ACLU of Florida Says News Report Documenting Error-Ridden Felon List Demonstrates Negligence on Part of State Officials
FOR IMMEDIATE RELEASE
MIAMI, FL – The American Civil Liberties Union of Florida said today that a newspaper analysis showing that thousands of voters were wrongfully included on a list of felons potentially ineligible to vote demonstrates that there are undoubtedly many more errors that have yet to be uncovered.
“”There is no excuse for such negligence by state officials with regard to the most fundamental right of an American citizen – the right to vote,”” said Howard Simon, Executive Director of the ACLU of Florida.
The report issued in today’s Miami Herald notes that approximately 2,100 eligible voters appear on the felon purge list produced by the state of Florida. Simon said the analysis validates the concerns raised by the ACLU immediately after the Florida Division of Elections directed all 67 county elections supervisors to begin the purge process.
The Herald uncovered one category of error – people who are listed as felons, but who have received clemency. But the ACLU said there are undoubtedly many more errors that deal with identity match, arrests that did not result in any charges, charges that did not result in convictions or charges that resulted in “withholds of adjudication,” or older clemency records that have not been converted to electronic form and transmitted to the Florida Department of Law Enforcement.
“”In light of this report, any further pronouncements from this administration that we are headed for an error-free election should be treated with a good deal of skepticism,”” said Simon.
On May 5th, Edward C. Kast, Director of the Florida Division of Elections, issued a memo instructing all county elections supervisors to use the information contained in a statewide voter database to begin notifying the people in their counties that they may not be eligible to vote because of a prior felony conviction.

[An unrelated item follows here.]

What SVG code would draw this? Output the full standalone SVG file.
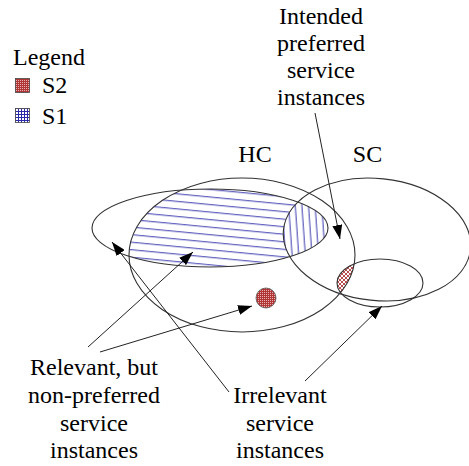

However, in an earlier memo to county election officials issued on September 30, Kast questioned the reliability of the data used to identify felons, who are barred by Florida law from voting.

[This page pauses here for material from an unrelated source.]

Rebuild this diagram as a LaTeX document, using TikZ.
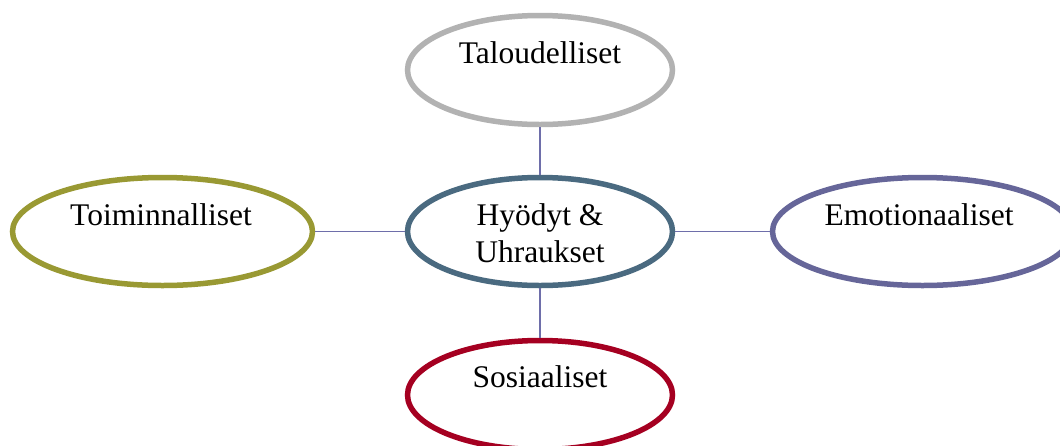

“”This is an administration that removes eligible voters first and asks questions later,”” Simon added. “”That was certainly the aim of the May 5th letter from the State Elections Department to County Supervisors.””
The ACLU has raised the concerns over the validity of the list in recent weeks. On May 14, the ACLU sent letters urging elections supervisors in all 67 Florida counties to independently verify the criminal records of people identified by the state as convicted felons before removing them from voter rolls.
The ACLU’s Simon also addressed county elections supervisors at their 59th annual conference in Key West last month. In addition, ACLU chapter representatives have been meeting with elections supervisors across the state, including in Hillsborough, Broward and Palm Beach.